Since Congress first convened in 1789, petitions had been the primary means by which people—individual citizens, municipal governments, interest groups, to name a few—lobbied Congress for assistance on a particular topic. Traditionally, petitions arrived as letters and advocated for any number of issues. Some, like 19th-century petitions calling on Congress to abolish slavery, were issues of national importance. Others, like petitions asking for federal help dredging harbors, were regional or local concerns. In 1844, for instance, Congress received a petition signed by the citizens of Springfield, Illinois, including a lawyer named Abraham Lincoln, asking Congress to build a new road to serve its growing population.
What made the 1951 petition unique was that it came in two parts: a letter and a piece of art. It was an offset lithograph of an original painting created to depict the devastation left by a Midwestern flood that year.
Benton, an acclaimed artist whose mural, the Social History of Missouri, adorned the Missouri state capitol, was the son of a former Representative. Benton explained why he sent his grim artwork. “It is not for sale,” he wrote. “It is given to you in the hope that you’ll forget the academics of precedent and get out a new bill which will relieve the human side of this rotting catastrophe.”
And it was a catastrophe. In a letter to Congress, President Harry S. Truman wrote that the flooding that year drove some “two or three hundred persons . . . from their homes.” The devastation included farms, small businesses, and factories dedicated to the defense industry. “There are scenes that are comparable to the bombed urban areas in Europe,” one witness testified before Congress, “and as a matter of fact if you could see one and then the other it would be impossible to distinguish between them.”
Unfortunately for Benton, however, his petition arrived too late. By the time it landed on Capitol Hill, the appropriations bill passed by the House of Representatives did not include the federal flood insurance program. A frustrated Benton lamented the decision: “The congress has millions to spend . . . but not one cent for human suffering.”
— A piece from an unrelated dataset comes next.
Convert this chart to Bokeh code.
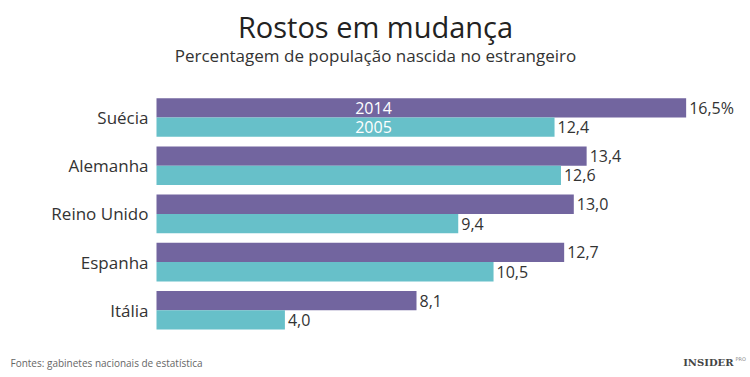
from bokeh.plotting import figure
from bokeh.models import ColumnDataSource, Range1d, Label
from bokeh.core.properties import value
from bokeh.embed import file_html
from bokeh.resources import INLINE

countries = ["Suécia", "Alemanha", "Reino Unido", "Espanha", "Itália"]
v2014 = [16.5, 13.4, 13.0, 12.7, 8.1]
v2005 = [12.4, 12.6, 9.4, 10.5, 4.0]
lab2014 = ["16,5%", "13,4", "13,0", "12,7", "8,1"]
lab2005 = ["12,4", "12,6", "9,4", "10,5", "4,0"]
series_names = ["2014", "2005"]

title = "Rostos em mudança"
subtitle = "Percentagem de população nascida no estrangeiro"
source_txt = "Fontes: gabinetes nacionais de estatística"

PURPLE = "#72659f"
TEAL = "#67c0c9"
TXT = "#333333"
FONT = "Open Sans"

W, H = 750, 377
x0_px, scale = 156.0, 32.1
pitch, first_center = 48.2, 117.0
bh = 0.40

p = figure(width=W, height=H, output_backend="svg", toolbar_location=None,
           min_border=0, x_axis_location=None, y_axis_location=None,
           outline_line_color=None, background_fill_color="white",
           border_fill_color="white")
p.x_range = Range1d(-x0_px / scale, (W - x0_px) / scale)
p.y_range = Range1d((H - first_center) / pitch, -first_center / pitch)
p.xgrid.visible = False
p.ygrid.visible = False

idx = list(range(len(countries)))
src = ColumnDataSource(dict(
    c=countries, idx=idx,
    y14=[i - bh / 2 for i in idx], y05=[i + bh / 2 for i in idx],
    v14=v2014, v05=v2005, l14=lab2014, l05=lab2005))

p.hbar(y="y14", left=0, right="v14", height=bh, source=src,
       fill_color=PURPLE, line_color=None)
p.hbar(y="y05", left=0, right="v05", height=bh, source=src,
       fill_color=TEAL, line_color=None)

p.text(x="v14", y="y14", text="l14", source=src, x_offset=3,
       text_baseline="middle", text_align="left", text_font=value(FONT),
       text_font_size="16px", text_color=TXT)
p.text(x="v05", y="y05", text="l05", source=src, x_offset=3,
       text_baseline="middle", text_align="left", text_font=value(FONT),
       text_font_size="16px", text_color=TXT)
p.text(x=0, y="idx", text="c", source=src, x_offset=-8,
       text_baseline="middle", text_align="right", text_font=value(FONT),
       text_font_size="17px", text_color=TXT)

# series names inside first bars
p.add_layout(Label(x=373, x_units="screen", y=-bh / 2, text=series_names[0],
                   text_align="center", text_baseline="middle",
                   text_font=FONT, text_font_size="16px", text_color="white"))
p.add_layout(Label(x=373, x_units="screen", y=bh / 2, text=series_names[1],
                   text_align="center", text_baseline="middle",
                   text_font=FONT, text_font_size="16px", text_color="white"))

p.add_layout(Label(x=W / 2, y=H - 26, x_units="screen", y_units="screen",
                   text=title, text_align="center", text_baseline="alphabetic",
                   text_font=FONT, text_font_size="29px", text_color="#222222"))
p.add_layout(Label(x=W / 2, y=H - 55, x_units="screen", y_units="screen",
                   text=subtitle, text_align="center", text_baseline="alphabetic",
                   text_font=FONT, text_font_size="17px", text_color=TXT))
p.add_layout(Label(x=10, y=H - 362, x_units="screen", y_units="screen",
                   text=source_txt, text_align="left", text_baseline="alphabetic",
                   text_font=FONT, text_font_size="10px", text_color="#666666"))
p.add_layout(Label(x=733, y=H - 362, x_units="screen", y_units="screen",
                   text="INSIDER", text_align="right", text_baseline="alphabetic",
                   text_font="DejaVu Serif", text_font_size="10px",
                   text_font_style="bold", text_color="#444444"))
p.add_layout(Label(x=735, y=H - 358, x_units="screen", y_units="screen",
                   text="PRO", text_align="left", text_baseline="alphabetic",
                   text_font="DejaVu Sans", text_font_size="5px",
                   text_color="#888888"))

open("out.html", "w").write(file_html(p, INLINE))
Benton never petitioned Congress again, but one Representative found a way to keep his lithograph working on behalf of flood victims. Richard Walker Bolling of Missouri gathered discarded petitions and later auctioned them in Kansas City, donating the proceeds to flood survivors. Benton’s original work, Flood Disaster (Homecoming–Kaw Valley), had an afterlife, too. A prominent Kansas City family purchased it, and later exhibited it in Kansas and New York.
In May 1952 Congress approved the appropriations bill with $55 million dollars in aid for flood victims. Eventually, as a result of more flooding and other natural disasters—specifically Hurricane Betsy, which caused damage to Florida and the Gulf Coast in 1965—Congress created a National Flood Insurance Program as part of the National Flood Insurance Act of 1968.
Sources: Letter from Thomas Hart Benton to Congressman, October 13, 1951; Hearings Before the Special Subcommittee on Rehabilitation of Flood Stricken Areas, Rehabilitation of Flood-Stricken Areas, 82nd Cong., 1st sess. (September, 1951); Council Grove Republican (Council Grove), October 18, 1951; Washington Post, October 6, 1967; Henry Adams, “Flood Disaster (Homecoming–Kaw Valley),” Sotheby’s Catalog, May 19, 2011.